Alight windows, opened in the night on empty rooms, the useless repetition of old and new architectural volumes, some cathodic TV reflexes in deserted flats, witness a general fall of meaning in our cities, which are silently shifting from being functional and specialized organisms to catatonic matrixes, without any function because without destiny. In Macchine Celibi (Celibate Machines) images are never close to Surrealism, they do not want to convey hidden meanings; on the contrary, they are always on the threshold of what can be seen (and only what can be seen), so to convey its high-level innocence. Without any drama, without any metaphors, without any contrast. Just photographs.

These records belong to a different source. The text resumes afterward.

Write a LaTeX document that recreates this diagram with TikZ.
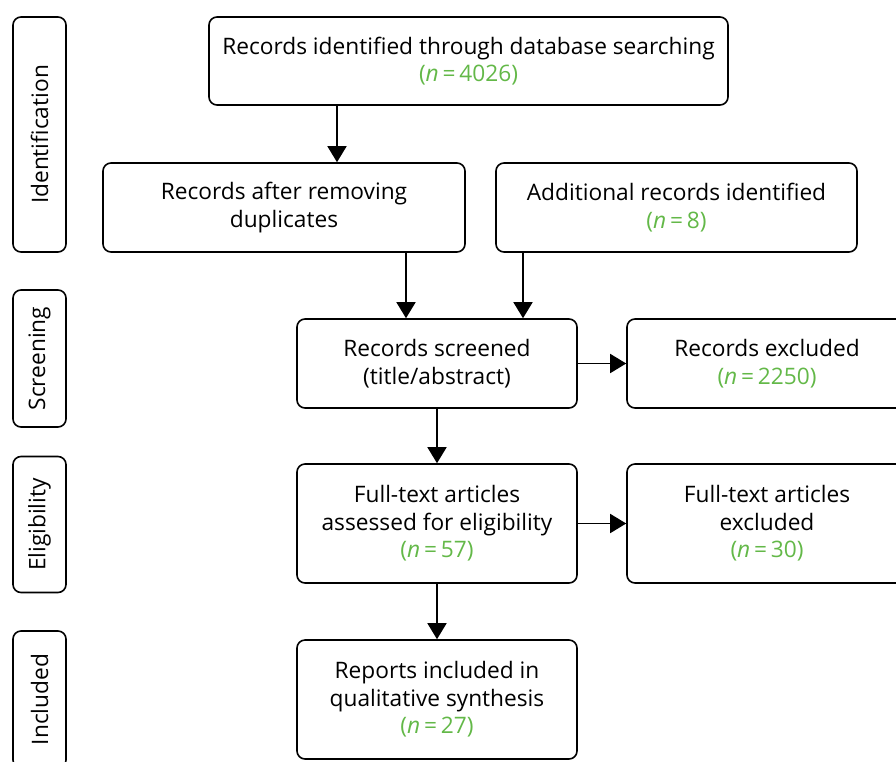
\documentclass[tikz,border=0pt]{standalone}
\usepackage{fontspec}
\setmainfont{Open Sans}
\usetikzlibrary{arrows.meta}
\definecolor{ngreen}{RGB}{99,184,72}
\tikzset{
  box/.style={draw, line width=1.6pt, rounded corners=8pt, align=center, inner sep=0pt,
    font=\fontsize{22.7}{27.5}\selectfont},
  stage/.style={draw, line width=1.6pt, rounded corners=8pt, inner sep=0pt, rotate=90,
    minimum height=53pt, font=\fontsize{22.7}{27.5}\selectfont},
  arr/.style={line width=1.6pt, -{Triangle[width=19pt,length=16pt]}},
}
\newcommand{\nnum}[1]{\textcolor{ngreen}{(\textit{n}\,=\,#1)}}
\begin{document}
\begin{tikzpicture}[x=1pt,y=-1pt]
\useasboundingbox (0,0) rectangle (896,761);
\clip (0,0) rectangle (896,761);
% stage labels
\node[stage, minimum width=235pt] (sid) at (39.5,134.5) {Identification};
\node[stage, minimum width=137pt] (ssc) at (39.5,358.5) {Screening};
\node[stage, minimum width=136pt] (sel) at (39.5,524.5) {Eligibility};
\node[stage, minimum width=137pt] (sin) at (39.5,699.5) {Included};
% boxes
\node[box, minimum width=519pt, minimum height=88pt] (top) at (468.5,61) {Records identified through database searching\\ \nnum{4026}};
\node[box, minimum width=362pt, minimum height=89pt] (dup) at (284,207.5) {Records after removing\\ duplicates};
\node[box, minimum width=361pt, minimum height=89pt] (add) at (676.5,207.5) {Additional records identified\\ \nnum{8}};
\node[box, minimum width=280pt, minimum height=89pt] (scr) at (437,363.5) {Records screened\\ (title/abstract)};
\node[box, minimum width=280pt, minimum height=89pt] (exc) at (767,363.5) {Records excluded\\ \nnum{2250}};
\node[box, minimum width=280pt, minimum height=119pt] (ful) at (437,523.5) {Full-text articles\\ assessed for eligibility\\ \nnum{57}};
\node[box, minimum width=280pt, minimum height=119pt] (fex) at (767,523.5) {Full-text articles\\ excluded\\ \nnum{30}};
\node[box, minimum width=280pt, minimum height=119pt] (rep) at (437,699.5) {Reports included in\\ qualitative synthesis\\ \nnum{27}};
% connectors
\coordinate (xa) at (337,0);
\coordinate (xb) at (406,0);
\coordinate (xc) at (523,0);
\draw[arr] (top.south -| xa) -- (dup.north -| xa);
\draw[arr] (dup.south -| xb) -- (scr.north -| xb);
\draw[arr] (add.south -| xc) -- (scr.north -| xc);
\draw[arr] (scr.east) -- (exc.west);
\draw[arr] (scr.south) -- (ful.north);
\draw[arr] (ful.east) -- (fex.west);
\draw[arr] (ful.south) -- (rep.north);
\end{tikzpicture}
\end{document}
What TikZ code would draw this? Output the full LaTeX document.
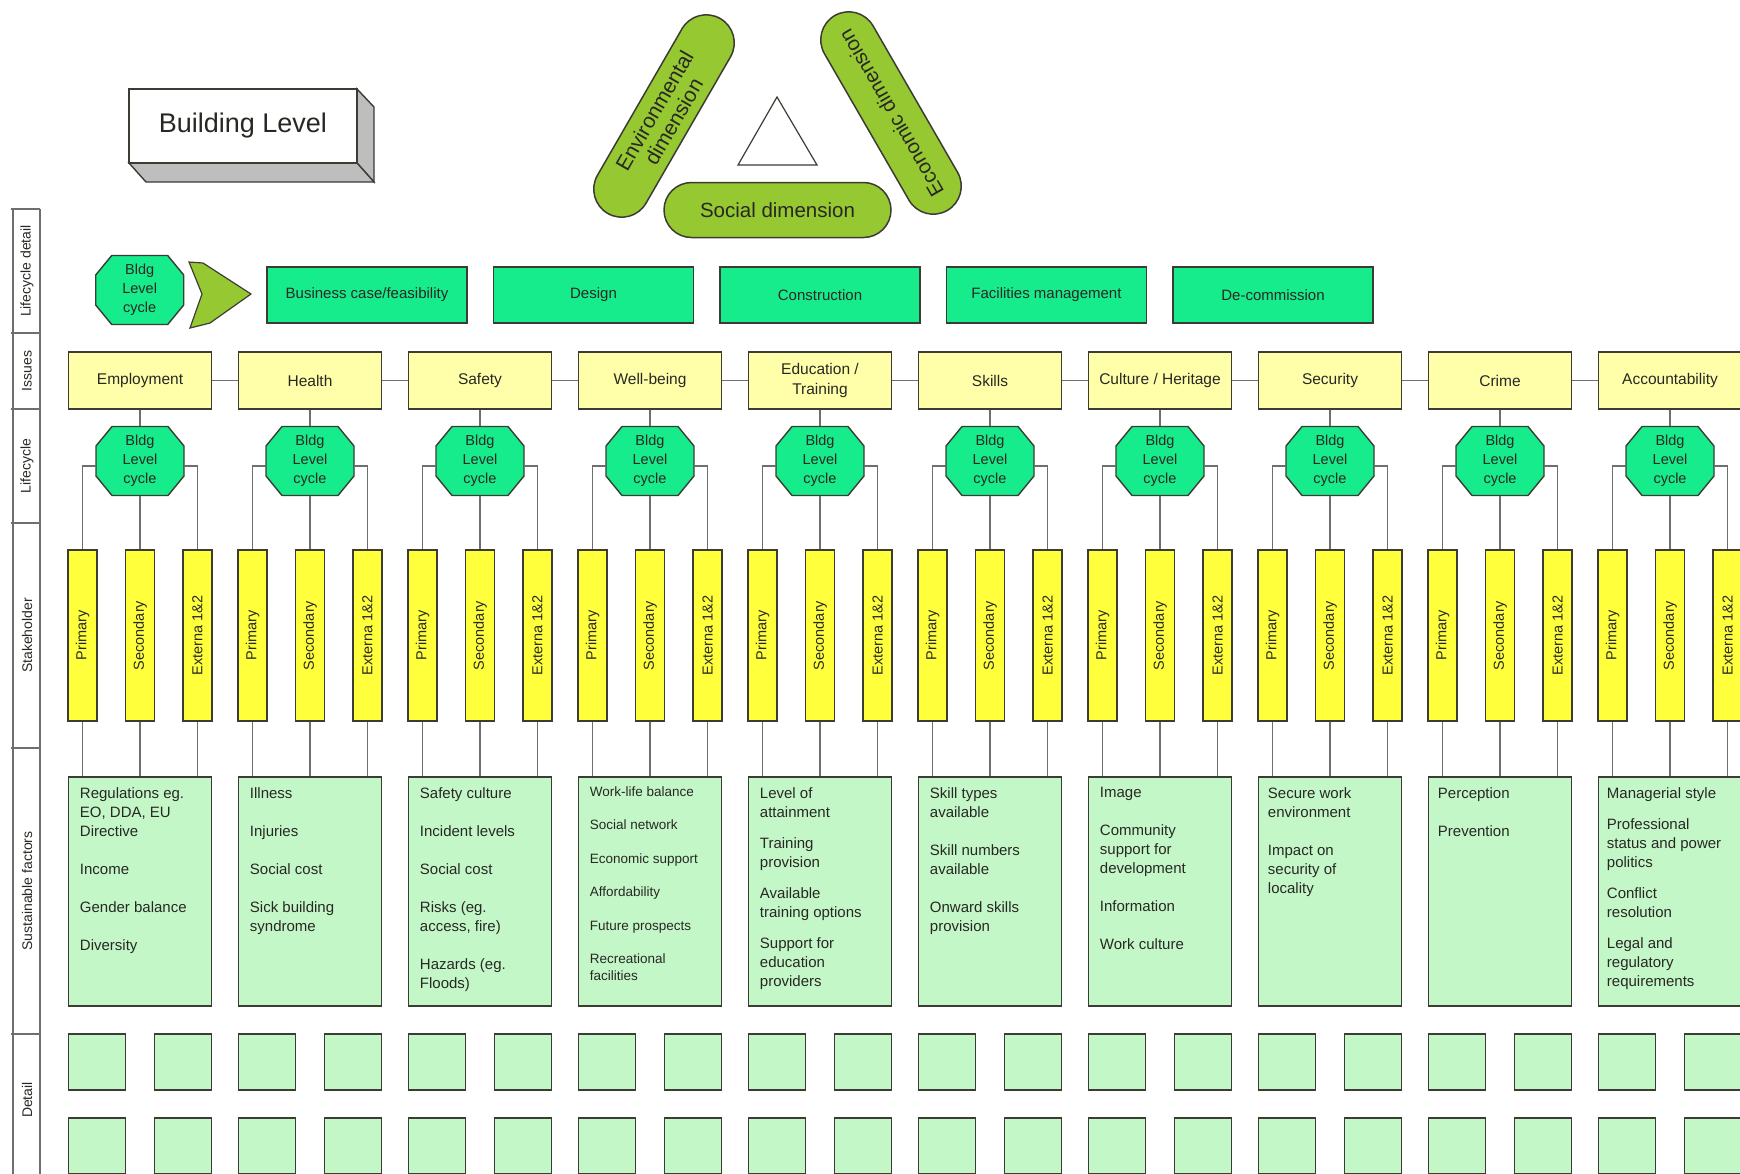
\documentclass[tikz,border=0pt]{standalone}
\usepackage{fontspec}
\setmainfont{Liberation Sans}
\usepackage{xcolor}
\usetikzlibrary{calc}
\usetikzlibrary{positioning}
\usetikzlibrary{shapes.misc}
\definecolor{cyclegreen}{RGB}{22,236,140}
\definecolor{dimgreen}{RGB}{150,200,50}
\definecolor{issueyellow}{RGB}{255,255,170}
\definecolor{stakeyellow}{RGB}{255,255,60}
\definecolor{factgreen}{RGB}{196,247,200}
\definecolor{edgegray}{RGB}{60,60,52}
\definecolor{wiregray}{RGB}{110,110,110}
\definecolor{sidegray}{RGB}{190,190,190}
\definecolor{inkgray}{RGB}{40,40,35}
\newcommand{\fsz}[2]{\fontsize{#1}{#2}\selectfont}
\newcommand{\bldg}{Bldg\\Level\\cycle}

\begin{document}
\begin{tikzpicture}[x=1pt,y=-1pt]
	\tikzset{
		plainbox/.style={draw=edgegray,line width=1.5pt,inner sep=0pt,text=inkgray},
		cyclebox/.style={plainbox,fill=cyclegreen,minimum width=200pt,minimum height=56pt,font=\fsz{15}{18}},
		issuebox/.style={plainbox,fill=issueyellow,minimum width=143pt,minimum height=57pt,align=center,font=\fsz{15.5}{20}},
		octo/.style={draw=edgegray,line width=1.4pt,fill=cyclegreen},
		octtext/.style={minimum width=88pt,minimum height=69pt,inner sep=0pt,align=center,text=inkgray,font=\fsz{14.5}{19}},
		stakebar/.style={plainbox,fill=stakeyellow,rotate=90,minimum width=171pt,minimum height=29pt,font=\fsz{14.5}{17}},
		factbox/.style={plainbox,fill=factgreen,minimum width=143pt,minimum height=229pt},
		facttext/.style={anchor=north west,inner sep=0pt,align=left,text=inkgray,font=\fsz{15}{19}},
		detailbox/.style={plainbox,fill=factgreen,minimum width=57pt,minimum height=56pt},
		dimpill/.style={plainbox,fill=dimgreen,shape=rounded rectangle,inner xsep=0pt,minimum width=225pt,minimum height=56pt,align=center,font=\fsz{20.5}{22}},
		wire/.style={draw=wiregray,line width=1.3pt},
		rowlabel/.style={rotate=90,text=inkgray,font=\fsz{14}{16}},
	}
	\fill[white] (0,0) rectangle (1740,1173);
	\useasboundingbox (0,0) rectangle (1740,1173);
	\clip (0,0) rectangle (1740,1173);

	% title block
	\fill[sidegray,draw=edgegray,line width=1.4pt] (357,89) -- (374,107) -- (374,182) -- (357,163) -- cycle;
	\fill[sidegray,draw=edgegray,line width=1.4pt] (129,163) -- (146,182) -- (374,182) -- (357,163) -- cycle;
	\node[plainbox,fill=white,minimum width=228pt,minimum height=74pt,font=\fsz{27}{30}] (level) at (243,126) {Building Level};

	% the three dimensions
	\node[dimpill,rotate=60,font=\fsz{21}{22}] (env) at (664,116) {Environmental\\dimension};
	\node[dimpill,rotate=120] (eco) at (891,113) {};
	\node[rotate=120,inner sep=0pt,text=inkgray,font=\fsz{20.5}{22}] (ecotext) at (eco) {Economic dimension};
	\node[dimpill,minimum width=227pt,minimum height=55pt] (soc) at (777.5,210) {Social dimension};
	\draw[draw=edgegray,line width=1.2pt] (777,97) -- (817,165) -- (738,165) -- cycle;

	% row labels
	\draw[wiregray,line width=1.2pt] (13,209) -- (13,1180) (40,209) -- (40,1180);
	\foreach \yy in {209,333,409,523,748,1034}
		\draw[wiregray,line width=1.2pt] (11,\yy) -- (40,\yy);
	\foreach \yy/\txt [count=\k] in {271/Lifecycle detail,371/Issues,466/Lifecycle,635.5/Stakeholder,891/Sustainable factors,1100/Detail}
		\node[rowlabel] (row\k) at (27,\yy) {\txt};

	% lifecycle detail
	\draw[octo,shift={(139.7,290)}] (-28,-34.5) -- (28,-34.5) -- (44,-15) -- (44,15) -- (28,34.5) -- (-28,34.5) -- (-44,15) -- (-44,-15) -- cycle;
	\node[octtext] (oct0) at (139.7,290) {\bldg};
	\fill[dimgreen,draw=edgegray,line width=1.2pt] (189,262) -- (203,263) -- (251,294) -- (210,323) -- (190,328) -- (202,294) -- cycle;
	\foreach \txt [count=\k] in {{Business case/feasibility},Design,Construction,{Facilities management},De-commission}
		\node[cyclebox] (stage\k) at ({367+226.5*(\k-1)},295) {\txt};

	% issues
	\foreach \txt [count=\k] in {Employment,Health,Safety,Well-being,{Education /\\Training},Skills,{Culture / Heritage},Security,Crime,Accountability}
		\node[issuebox] (iss\k) at ({140+170*(\k-1)},380.5) {\txt};
	\foreach \k in {2,...,10}{
		\pgfmathtruncatemacro{\prev}{\k-1}
		\draw[wire] (iss\prev) -- (iss\k);
	}

	% columns
	\foreach \k in {1,...,10}{
		\pgfmathsetmacro{\cx}{140+170*(\k-1)}
		\draw[octo,shift={(\cx,461)}] (-28,-34.5) -- (28,-34.5) -- (44,-15) -- (44,15) -- (28,34.5) -- (-28,34.5) -- (-44,15) -- (-44,-15) -- cycle;
		\node[octtext] (oct\k) at (\cx,461) {\bldg};
		\node[stakebar] (pri\k) at (\cx-57.5,635.5) {Primary};
		\node[stakebar] (sec\k) at (\cx,635.5) {Secondary};
		\node[stakebar] (ext\k) at (\cx+57.5,635.5) {Externa 1\&2};
		\node[factbox] (fac\k) at (\cx,891.5) {};
		\draw[wire] (iss\k) -- (oct\k);
		\draw[wire] ([yshift=-5pt]oct\k.west) -| (pri\k.east);
		\draw[wire] (oct\k) -- (sec\k.east);
		\draw[wire] ([yshift=-5pt]oct\k.east) -| (ext\k.east);
		\draw[wire] (pri\k.west) -- (pri\k.west |- fac\k.north);
		\draw[wire] (sec\k.west) -- (sec\k.west |- fac\k.north);
		\draw[wire] (ext\k.west) -- (ext\k.west |- fac\k.north);
		\foreach \r/\yy in {1/1062,2/1146}{
			\node[detailbox] (dl\k-\r) at (\cx-43,\yy) {};
			\node[detailbox] (dr\k-\r) at (\cx+43,\yy) {};
		}
	}

	% sustainable factors
	\node[facttext] (txt1) at ([shift={(12,11)}]fac1.north west) {Regulations eg.\\EO, DDA, EU\\Directive\\[19pt]Income\\[19pt]Gender balance\\[19pt]Diversity};
	\node[facttext] (txt2) at ([shift={(12,11)}]fac2.north west) {Illness\\[19pt]Injuries\\[19pt]Social cost\\[19pt]Sick building\\syndrome};
	\node[facttext] (txt3) at ([shift={(12,11)}]fac3.north west) {Safety culture\\[19pt]Incident levels\\[19pt]Social cost\\[19pt]Risks (eg.\\access, fire)\\[19pt]Hazards (eg.\\Floods)};
	\node[facttext,font=\fsz{13.5}{17}] (txt4) at ([shift={(12,10)}]fac4.north west) {Work-life balance\\[16.5pt]Social network\\[16.5pt]Economic support\\[16.5pt]Affordability\\[16.5pt]Future prospects\\[16.5pt]Recreational\\facilities};
	\node[facttext] (txt5) at ([shift={(12,11)}]fac5.north west) {Level of\\attainment\\[12pt]Training\\provision\\[12pt]Available\\training options\\[12pt]Support for\\education\\providers};
	\node[facttext] (txt6) at ([shift={(12,11)}]fac6.north west) {Skill types\\available\\[19pt]Skill numbers\\available\\[19pt]Onward skills\\provision};
	\node[facttext] (txt7) at ([shift={(12,11)}]fac7.north west) {Image\\[19pt]Community\\support for\\development\\[19pt]Information\\[19pt]Work culture};
	\node[facttext] (txt8) at ([shift={(10,11)}]fac8.north west) {Secure work\\environment\\[19pt]Impact on\\security of\\locality};
	\node[facttext] (txt9) at ([shift={(10,11)}]fac9.north west) {Perception\\[19pt]Prevention};
	\node[facttext] (txt10) at ([shift={(9,11)}]fac10.north west) {Managerial style\\[12pt]Professional\\status and power\\politics\\[12pt]Conflict\\resolution\\[12pt]Legal and\\regulatory\\requirements};
\end{tikzpicture}
\end{document}
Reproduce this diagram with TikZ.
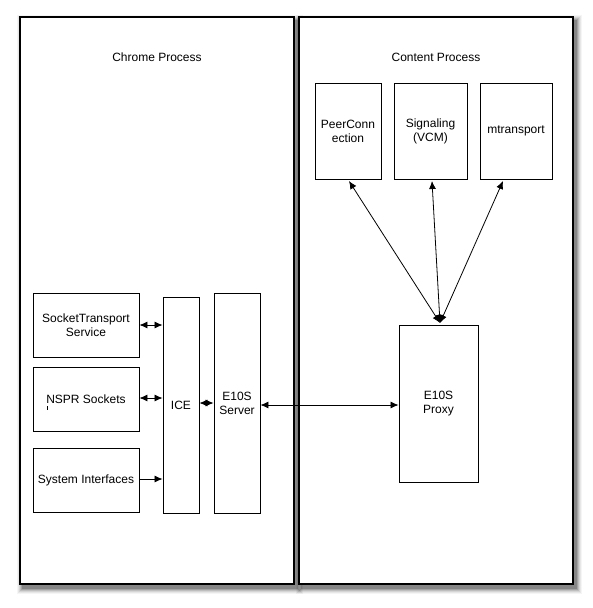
\documentclass[tikz,border=0pt]{standalone}
\usepackage{fontspec}
\setmainfont{Liberation Sans}
\usetikzlibrary{arrows.meta}
\begin{document}
\begin{tikzpicture}[x=1pt,y=-1pt,
  lbl/.style={font=\fontsize{12}{14}\selectfont, align=center, inner sep=0pt},
  bigbox/.style={draw, line width=1.4pt, fill=white},
  boxn/.style={draw, line width=0.9pt, fill=white, inner sep=0pt, align=center, font=\fontsize{12}{14}\selectfont},
  conn/.style={line width=0.8pt, {Latex[length=8pt,width=7pt]}-{Latex[length=8pt,width=7pt]}},
  oneway/.style={line width=0.8pt, -{Latex[length=8pt,width=7pt]}}
]
\useasboundingbox (0,0) rectangle (593,608);
% shadows
\foreach \o/\a in {6/0.04,5/0.06,4/0.08,3/0.11,2/0.14,1/0.18}{
  \fill[black, opacity=\a] (20-\o+3,17-\o+4) rectangle (294+\o+3,584+\o+4);
  \fill[black, opacity=\a] (299-\o+3,17-\o+4) rectangle (573+\o+3,584+\o+4);
}
\draw[bigbox] (20,17) rectangle (294,584);
\draw[bigbox] (299,17) rectangle (573,584);
\node[lbl] (chromet) at (157,57) {Chrome Process};
\node[lbl] (contentt) at (436,57) {Content Process};

% content process boxes
\node[boxn, minimum width=66pt, minimum height=96pt] (pc) at (348,131) {PeerConn\\ection};
\node[boxn, minimum width=73pt, minimum height=96pt] (sig) at (430.5,131) {Signaling\\(VCM)};
\node[boxn, minimum width=72pt, minimum height=96pt] (mt) at (516,131) {mtransport};
\node[boxn, minimum width=79pt, minimum height=157pt] (proxy) at (438.5,403.5) {E10S\\Proxy};

% chrome process boxes
\node[boxn, minimum width=106pt, minimum height=64pt] (sts) at (86,325) {SocketTransport\\Service};
\node[boxn, minimum width=106pt, minimum height=64pt] (nspr) at (86,399) {NSPR Sockets};
\node[boxn, minimum width=106pt, minimum height=64pt] (sys) at (86,480) {System Interfaces};
\node[boxn, minimum width=36pt, minimum height=216pt] (ice) at (181,405) {ICE};
\node[boxn, minimum width=46pt, minimum height=220pt] (srv) at (237,403) {E10S\\Server};

% tiny mark
\draw[line width=1pt] (47,406) -- (47,410);

% connectors
\draw[conn] (sts.east) -- (sts.east -| ice.west);
\draw[conn] (nspr.east |- 0,398) -- (ice.west |- 0,398);
\draw[oneway] (sys.east |- 0,479) -- (ice.west |- 0,479);
\draw[conn] (ice.east |- 0,403) -- (srv.west |- 0,403);
\draw[conn] (srv.east |- 0,405) -- (proxy.west |- 0,405);
\coordinate (pt) at (440,323);
\draw[conn] (pt) -- (349,181);
\draw[conn] (pt) -- (432,181);
\draw[conn] (pt) -- (503,181);
\end{tikzpicture}
\end{document}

I have always thought that nowadays the real tragedy is the disappearance of tragedy itself, as a recognisable expressive category. With the disappearance of metaphysics, tragedy cannot recognise itself in ragged clothes or in masks deformed by anguish. On the contrary it completely adheres to reality and can be represented just through photography; a cold, useless and objective means that does not allow any symbolic meaning or any preventive moves to avoid it.

Thus, differing from the urban pictures loved by 20th Century architects, full of contrasts and perspectives, these shifting photographs belong to the 21st Century and to its slow and silent mutations, that do not produce earthquakes, but almost invisible bradyseisms. They do not follow a clear track because they belong to our civilisation of gloom.